I may confirm it, but then I'll have to selfimplode:)
|IAMoraes||Posted on Feb 21 2009, 01:03 AM|
20% of the Amazon jungle has disappeared without a trace and no one knows as little as where the money is. Gone.
(Man! I didn't know you are Swedish!)
|yor_on||Posted on Feb 21 2009, 12:11 AM|
"is not "locked" in the moderator sense, but is read-only"
Is that when it's gone in its entirely.
Sorry, I don't get the 'difference' here?
But it's ok, I guess I might learn:)
|yor_on||Posted on Feb 20 2009, 11:13 PM|
|So are we fooled by some conspiracy of scientists?
Wanting to make money(?) and fame?
Not according to this.
According to 3,146 scientists it is. a recent U.S. survey based on the opinions of a "vast majority of the Earth scientists surveyed agree that in the past 200-plus years, mean global temperatures have been rising and that human activity is a significant contributing factor in changing mean global temperatures." http://tigger.uic.edu/~pdoran/012009_Doran_final.pdf
"Research carried out at the Climatic Research Unit at the UK's University of East Anglia (UEA) demonstrates for the first time that anthropogenic climate change is responsible for warming at the Arctic and Antarctic." http://www.cnn.com/2008/TECH/science/10/30...html#cnnSTCText
How about those wildfires in Australia then.
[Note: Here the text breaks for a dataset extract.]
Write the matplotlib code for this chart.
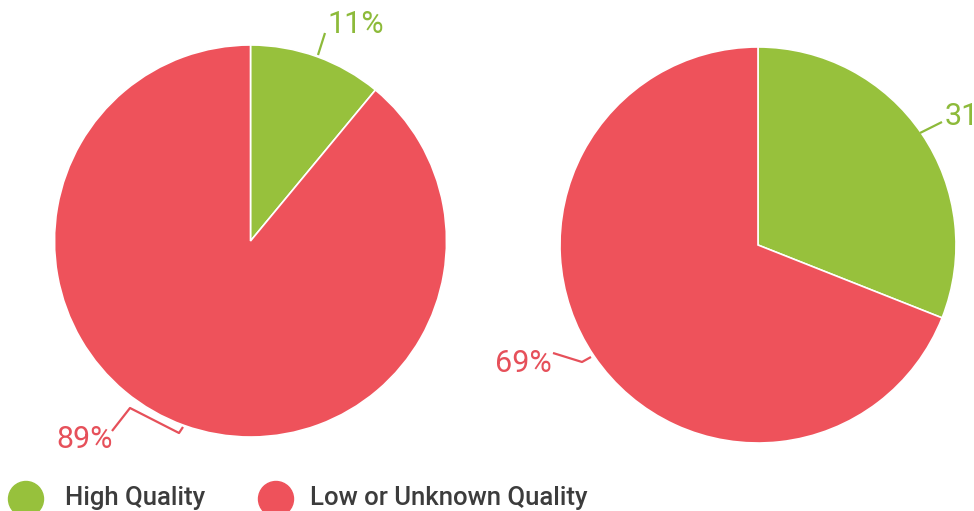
import numpy as np
import matplotlib
matplotlib.use("Agg")
import matplotlib.pyplot as plt
from matplotlib.patches import Circle

# ---- data ----
categories = ["High Quality", "Low or Unknown Quality"]
left_values = [11, 89]
right_values = [31, 69]
left_labels = ["11%", "89%"]
right_labels = ["31%", "69%"]

GREEN = "#97C13C"
RED = "#EE525B"
GREEN_TXT = "#8DBA3A"
RED_TXT = "#E6505A"
colors = [GREEN, RED]

plt.rcParams['font.family'] = ['Roboto', 'DejaVu Sans']

W, H = 974, 511
fig = plt.figure(figsize=(W / 100, H / 100), dpi=100)
ax = fig.add_axes([0, 0, 1, 1])


def Y(yp):
    return H - yp


# pies (pixel geometry converted to data coords with y up)
pies = [
    (left_values, (250.5, 241), 196),
    (right_values, (758, 245), 198),
]
for vals, (cx, cy), r in pies:
    ax.pie(vals, colors=colors, startangle=90, counterclock=False,
           center=(cx, Y(cy)), radius=r, frame=True,
           wedgeprops=dict(edgecolor="white", linewidth=1.2))

ax.set_xlim(0, W)
ax.set_ylim(0, H)
ax.set_aspect("equal")
ax.axis("off")

fs = 22

# leader lines and labels
def leader(pts, color):
    xs = [p[0] for p in pts]
    ys = [Y(p[1]) for p in pts]
    ax.plot(xs, ys, color=color, lw=1.6, solid_capstyle="butt", clip_on=False)

leader([(318, 55), (325, 33)], GREEN_TXT)
ax.text(327, Y(33), left_labels[0], color=GREEN_TXT, fontsize=fs,
        ha="left", va="baseline")

leader([(183, 427), (179, 433), (130, 408), (112, 431)], RED_TXT)
ax.text(113, Y(448), left_labels[1], color=RED_TXT, fontsize=fs,
        ha="right", va="baseline")

leader([(591, 357), (582, 362), (553, 353)], RED_TXT)
ax.text(552, Y(372), right_labels[1], color=RED_TXT, fontsize=fs,
        ha="right", va="baseline")

leader([(920, 133), (942, 122)], GREEN_TXT)
ax.text(945, Y(125), right_labels[0], color=GREEN_TXT, fontsize=fs,
        ha="left", va="baseline", clip_on=False)

# legend
leg_x = [(26, 65), (276, 310)]
for (mx, tx), c, name in zip(leg_x, colors, categories):
    ax.add_patch(Circle((mx, Y(499)), 17.5, color=c, clip_on=False))
    ax.text(tx, Y(505), name, color="#3C3C3C", fontsize=18.5,
            fontweight="medium", ha="left", va="baseline")

fig.savefig("out.png", dpi=100)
Shouldn't the environmentalists take some blame for those?
They don't want us to cut down trees, right, wasn't it all those trees that worsened those fires? The Times (Monday, Feb. 09, 2009) has an article discussing the probable causes for those fires at http://www.time.com/time/health/article/0,...1878220,00.html
According to a study "by the U.S. Geological Survey and involving the University of Colorado at Boulder and Oregon State University as well as other research institutes indicates tree deaths in the West's old-growth forests have more than doubled in recent decades, likely from regional warming and related drought conditions." http://www.sciencedaily.com/releases/2009/...90122141222.htm and forests in the pacific northwest are dying twice as fast as they were 17 years ago according to http://www.cnn.com/2009/TECH/science/01/22...html#cnnSTCText
But we still have our tropical rainforest's, don't we. This study gives us new facts about the importance of them. It says that "Tropical forest trees are absorbing about 18 percent of the CO2 added to the atmosphere each year from burning fossil fuels, substantially buffering the rate of climate change." http://www.cnn.com/2009/WORLD/africa/02/18...html#cnnSTCText
So how are we handling this planets rainforest's then? Here are some facts. "If deforestation continues at current rates, scientists estimate nearly 80 to 90 percent of tropical rainforest ecosystems will be destroyed by the year 2020. This destruction is the main force driving a species extinction rate unmatched in 65 million years." http://www.rain-tree.com/facts.htm
Ok, but we must have reduced some CO2 in the atmosphere by now, I mean with all this 'scare propaganda' from those 'bought' scientists and scaremongers. So even if CO2 was to blame in some way we are reducing it, right. Here is a recent update (4-Feb-2009) for our CO2 emissions http://www.eurekalert.org/pub_releases/200...u-gwm020409.php by the American Geophysical Union. " Worldwide man-made emissions of carbon dioxide -- the main gas that causes global warming -- jumped 3 percent 2007 " http://dsc.discovery.com/news/2008/09/25/g...-emissions.html
And our oceans? How is it with them then? They are our primary 'heatsinks' for taking up CO2, aren't they?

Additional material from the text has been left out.